Today: Squirrel Hill Food Pantry is a neat place, made me feel useful. Unfortunately, every single person I know who volunteers there will be leaving town in the short to medium term. This is presently a major life theme.. more on that below.

Elise and I removed Martha's self-portrait from the old, badly-warped frame, and carefully rolled it up, pending my getting a new frame and her pulling everything together again. In theory, if I had known more about this craft, I could've done everything myself, but I have no experience with how durable paintings are, and that particular piece of canvas is very precious to me. I keep thinking that I should take up painting - in the past I've shown very little skill in these matters, but I'd like to give it more effort.

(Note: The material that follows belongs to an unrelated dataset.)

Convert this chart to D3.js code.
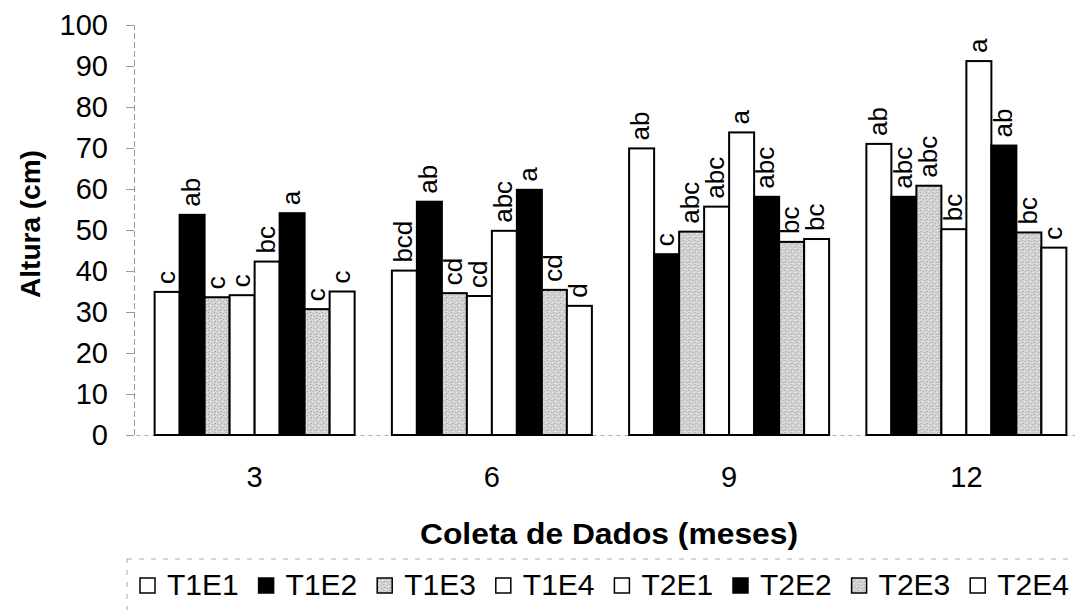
<!DOCTYPE html>
<html lang="pt">
<head>
<meta charset="UTF-8">
<script src="https://d3js.org/d3.v7.min.js"></script>
<style>
  body { margin: 0; background: #fff; }
  svg text { font-family: "Liberation Sans", Arial, sans-serif; fill: #000; }
</style>
</head>
<body>
<div id="grafico"></div>
<script>
// dados
const meses = ["3", "6", "9", "12"];
const tratamentos = ["T1E1", "T1E2", "T1E3", "T1E4", "T2E1", "T2E2", "T2E3", "T2E4"];
const T1E1 = [34.9, 40.1, 69.9, 71.0];
const T1E2 = [53.7, 56.9, 44.1, 58.1];
const T1E3 = [33.6, 34.6, 49.6, 60.8];
const T1E4 = [34.1, 33.9, 55.7, 50.2];
const T2E1 = [42.3, 49.8, 73.8, 91.2];
const T2E2 = [54.1, 59.8, 58.1, 70.6];
const T2E3 = [30.7, 35.4, 47.1, 49.4];
const T2E4 = [35.0, 31.5, 47.8, 45.7];
const letrasT1E1 = ["c", "bcd", "ab", "ab"];
const letrasT1E2 = ["ab", "ab", "c", "abc"];
const letrasT1E3 = ["c", "cd", "abc", "abc"];
const letrasT1E4 = ["c", "cd", "abc", "bc"];
const letrasT2E1 = ["bc", "abc", "a", "a"];
const letrasT2E2 = ["a", "a", "abc", "ab"];
const letrasT2E3 = ["c", "cd", "bc", "bc"];
const letrasT2E4 = ["c", "d", "bc", "c"];
const yTicks = [0, 10, 20, 30, 40, 50, 60, 70, 80, 90, 100];

const valores = [T1E1, T1E2, T1E3, T1E4, T2E1, T2E2, T2E3, T2E4];
const letras = [letrasT1E1, letrasT1E2, letrasT1E3, letrasT1E4, letrasT2E1, letrasT2E2, letrasT2E3, letrasT2E4];
const preenchimento = ["#fff", "#000", "url(#pontilhado)", "#fff", "#fff", "#000", "url(#pontilhado)", "#fff"];

const largura = 1075, altura = 610;
const svg = d3.select("#grafico").append("svg")
  .attr("width", largura).attr("height", altura);

// textura pontilhada cinza
const defs = svg.append("defs");
const pat = defs.append("pattern").attr("id", "pontilhado")
  .attr("patternUnits", "userSpaceOnUse").attr("width", 6).attr("height", 6);
pat.append("rect").attr("width", 6).attr("height", 6).attr("fill", "#d4d4d4");
[[0,0,"#a0a0a0"],[3,1,"#b0b0b0"],[1,3,"#989898"],[4,4,"#aaaaaa"],[5,2,"#ededed"],[2,5,"#eeeeee"],[0,4,"#bcbcbc"]]
  .forEach(p => pat.append("rect").attr("x", p[0]).attr("y", p[1]).attr("width", 1).attr("height", 1).attr("fill", p[2]));

const x0 = d3.scaleBand().domain(meses).range([136, 1085]).padding(0);
const largGrupo = 200;
const x1 = d3.scaleBand().domain(tratamentos)
  .range([(x0.bandwidth() - largGrupo) / 2, (x0.bandwidth() + largGrupo) / 2]);
const y = d3.scaleLinear().domain([0, 100]).range([435, 25]);

// eixo y
const eixoY = svg.append("g").attr("transform", "translate(134,0)")
  .call(d3.axisLeft(y).tickValues(yTicks).tickSize(8).tickPadding(18));
eixoY.select(".domain").attr("stroke", "#999").attr("stroke-dasharray", "6,3");
eixoY.selectAll(".tick line").attr("stroke", "#999");
eixoY.selectAll(".tick text").style("font-size", "29px");

// eixo x
const eixoX = svg.append("g").attr("transform", "translate(0,435)")
  .call(d3.axisBottom(x0).tickSize(0).tickPadding(31));
eixoX.select(".domain").attr("stroke", "#aaa").attr("stroke-dasharray", "4,4");
eixoX.selectAll(".tick text").style("font-size", "29px");

// barras
const grupos = svg.append("g").selectAll("g").data(meses).join("g")
  .attr("transform", d => `translate(${x0(d)},0)`);

grupos.selectAll("rect")
  .data((m, i) => tratamentos.map((t, s) => ({ t, s, v: valores[s][i] })))
  .join("rect")
  .attr("x", d => x1(d.t))
  .attr("y", d => y(d.v))
  .attr("width", x1.bandwidth())
  .attr("height", d => y(0) - y(d.v))
  .attr("fill", d => preenchimento[d.s])
  .attr("stroke", "#000")
  .attr("stroke-width", 2);

grupos.selectAll("text.letra")
  .data((m, i) => tratamentos.map((t, s) => ({ t, s, v: valores[s][i], l: letras[s][i] })))
  .join("text")
  .attr("class", "letra")
  .attr("transform", d => `translate(${x1(d.t) + x1.bandwidth() / 2},${y(d.v) - 8}) rotate(-90)`)
  .attr("dy", "0.3em")
  .style("font-size", "26px")
  .text(d => d.l);

// titulos
svg.append("text")
  .attr("transform", "translate(40,224) rotate(-90)")
  .attr("text-anchor", "middle")
  .style("font-size", "28px").style("font-weight", "bold")
  .text("Altura (cm)");

svg.append("text")
  .attr("x", 420).attr("y", 544)
  .attr("textLength", 378).attr("lengthAdjust", "spacingAndGlyphs")
  .style("font-size", "29px").style("font-weight", "bold")
  .text("Coleta de Dados (meses)");

// legenda
svg.append("rect")
  .attr("x", 127).attr("y", 559).attr("width", 1000).attr("height", 100)
  .attr("fill", "none").attr("stroke", "#aaa").attr("stroke-dasharray", "5,7");

const leg = svg.append("g").selectAll("g").data(tratamentos).join("g")
  .attr("transform", (d, i) => `translate(${140 + i * 118.6},578)`);
leg.append("rect")
  .attr("width", 15).attr("height", 15)
  .attr("fill", (d, i) => preenchimento[i])
  .attr("stroke", "#000").attr("stroke-width", 1.5);
leg.append("text")
  .attr("x", 27).attr("y", 17)
  .style("font-size", "30px")
  .text(d => d);
</script>
</body>
</html>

I realised recently that my mental state is presently sufficient to permit me to make a leap of faith and move someplace new without any solid hopes. I am now nearly certain that I won't meet a significant other here, and so my best (admittedly slender) chance at finding someone requires me to move. My longest-term time commitment to this vague area at the moment is, if I remember correctly, a friend's wedding next month. Otherwise, I want this to happen with all due haste. Present ideas on places to live:

  • Austin, Texas - I'll have to swallow the risk of awkward encounters with family. Pro: Nightlife (very fond memories of music, bars, etc), awesome weather, liberal but southern, maybe I can find a job at UTAustin?
  • Any reasonably large city, United Kingdom - I like the U.K. London, Edinburgh, Glasgow, and possibly Dublin would be interesting. Pro: No language barrier, universities, would probably be a good place to raise kids if that's still on the radar, closer to the US in political positions I care about
  • Paris, France - I really like Paris and France, and I admire many aspects of French culture. I'd have to learn a lot more French and there'd always be a bit of a language barrier though..
  • Somewhere, Hawai'i - I've never been there. It'd be refreshingly interesting to make a leap of faith an even bigger leap. Presumably nice weather.
  • Somewhere, Australia - Same idea as Hawai'i, with some nationality complications
  • Tel Aviv, Israel - It would be interesting..
  • CMU-Q, Qatar - A very easy means for a change in scenery without much hassle. At most, this would be a temporary arrangement though.
There are other possibilities too, of course. The primary concern for each of these is finding appropriate Universities at which to work (or possibly other places, if I must).

I need to make this happen before I lose the nerve. I'm sending out feelers - if any of my readers have any ideas I haven't thought of or leads, that'd be helpful. Expected timeframe: 2-5 months.